The lone allegation is sourced to an Afghan drug dealer named “Aziz.”

Wow. Stunning.

Somewhere, an Afghan drug dealer named Aziz purportedly tells a reporter that large-scale heroin smuggling is going on at Camp Bastion and at KAF, and the reporter’s editors decide this is good, this is gold, damn credibility, it’s published. In the Daily Mail, which, I am told, simply grabbed a year-old, unsubstantiated story from the Sunday Times.

The Daily Mail ran its own version, quoting Aziz, and insulted every one of its readers with its deceit.

Whatever. The rest of the media world bought in today and rewrote the rewritten, year-old Sunday Times story.
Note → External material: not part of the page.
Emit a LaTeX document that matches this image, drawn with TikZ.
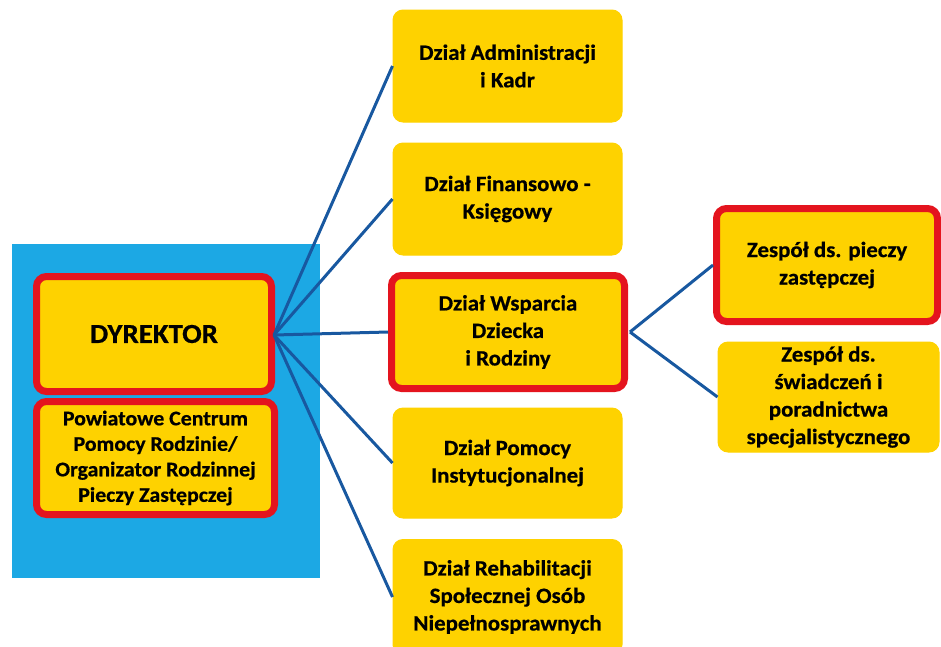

I’ll wager some Talibs are sitting around their stockpile of opium and having a hearty laugh. Thanks Aziz, you’ll go to heaven!

- edited to add CF statement and Hutchinson comment -
 
In my personal opinion, the best comment regarding this has come from our British equivalent (Arrse.co.uk):

Please note that these are 'allegations' of an 'investigation'. Even the Daily Mail doesn't say that this is an actual story.

What it is, actually, is utter bollocks.

If anything, it's probably been dropped into the media sh*tpool by someone in authority, in order to let the Boys know that it's not worth even thinking about this.

Just my (and Old Snowy's)  2 kopecks.
 
“As I have heard, they are carrying these drugs in the military airlines and they can’t be reached because they are military. They can take it to the USA or England.

“I have heard this when I first started out from the guys who referred me to my boss.”

Bollocks!! *Unconfirmed information coming from a source of unknown reliability." In other words a suspect source.
 
Simple bottom-of-the-barrel propaganda.

"The checks are so extensive that the Ministry of Defence this weekend issued an apology to its personnel for the inconvenience being caused."

What next ?
 
The CBC TV news coverage on it seemed a lot more balanced, not slanted/toned as anti-military as the internet stories read.
 
Petamocto said:
The CBC TV news coverage on it seemed a lot more balanced, not slanted/toned as anti-military as the internet stories read.

Until you get to the comments portion.